Final Fantasy XVI review

Final Fantasy XVI is the latest in the long-running series, although in a time when many single players games are veering into open-worlds, Final Fantasy XVI steps in the other direction, providing a linear story with the action combat of Devil May Cry and the blood, sex and politics of Game of Thrones. Final Fantasy XVI is known for doing something a little different for each entry, and 16 follows in that tradition.

Final Fantasy XVI is violent, more so than past entries. The whole tone of the game is darker than we’ve seen in the series for a long time; there are bloody battles, brooding characters and sensitive topics such as slavery. Politics is front a center in the game, which is where many of the Game of Thrones comparisons originate. The team behind the game clearly had a vision for what they wanted Final Fantasy XVI to be, and they doubled down on that theme, and that really shines through in the end product.

Final Fantasy has been good at reinventing itself over the years, and Final Fantasy XVI is no different. The changes are somewhat more dramatic this time around, especially when you focus on combat. We saw glimpses of this in Final Fantasy VII Remake, although Final Fantasy XVI is closer to Devil May Cry. The Eikon battles are huge set pieces and when blended with the narrative cutscenes you have a very impressive package. In between these big moments Final Fantasy XVI can drag a little, but overall the game has many memorable moments that cement 16 as one of the best in the series.

From a story point of view the game focuses on Clive, his personal growth and the growth of those around him. The early hours of FFXVI follow the events in Valisthea. This is a world with plenty of environmental issues and war, plagued by battles for resources. Crystals are sought after and anyone with the ability to use magic is taken into slavery and treated like a material possesion. The overriding narrative of the game therefore focus on revolution, the slaves overthrowing their masters and while this is a very sensitive subject, Square Enix manage to put it all together pretty well. While there are some very dark and disturbing moments in the story, they strengthen the character development and help us understand the world they live in.

Clive and Joshua are our main focal points; two brothers caught up in a warring royal family that inherits the power of Phoenix, a powerful Eikon.
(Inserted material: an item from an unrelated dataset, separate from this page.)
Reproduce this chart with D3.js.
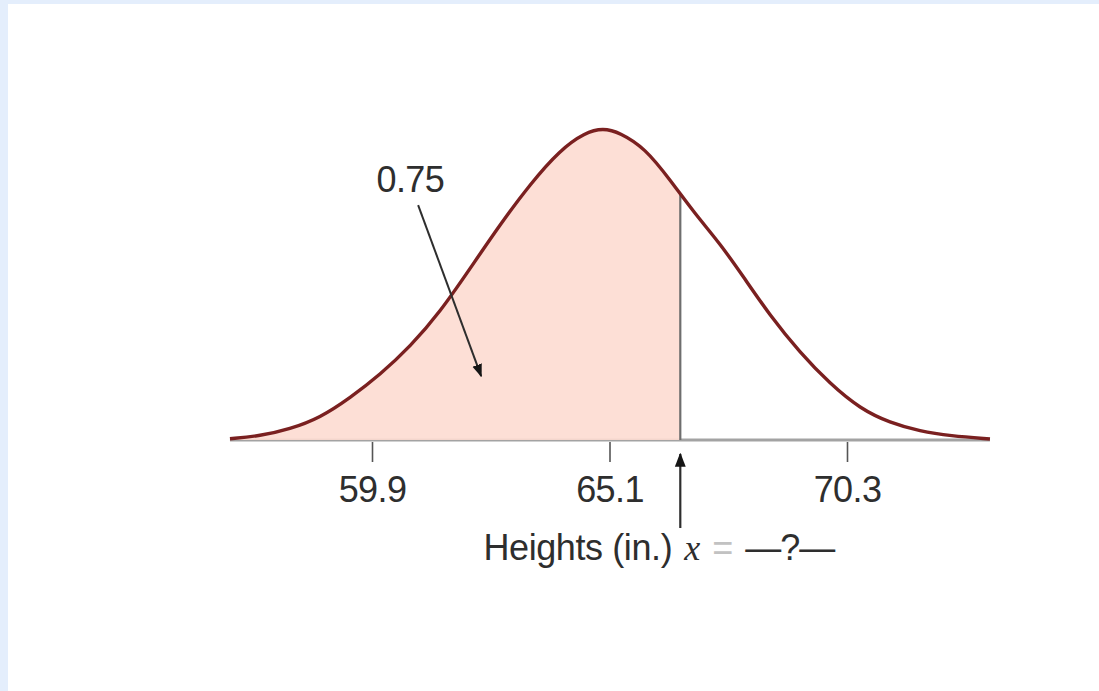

Tragedy hits their family early in the story and kicks off the main narrative, where we see how important Dominants (the people chosen to weild Eikons) and their use as weapons of mass destruction. This huge power comes with massive weight of responsibility, and all this is blended woth political drama and classic fantasy add up to an entertaining story that gets you hooked early on.

While we see demonstrations of power and destruction, Final Fantasy XVI is equally a story about revenge and redemption. The weight of sins past, and things they are not entirely responsible for weighs heavy on the main cast of characters. It’s also a story about love; between two brothers and the wider love experienced as a family. It’s also a story of friendships and bonds between other characters. Torgal is a highlight, the faithful hound who fights side by side with Clive throughout your adventures.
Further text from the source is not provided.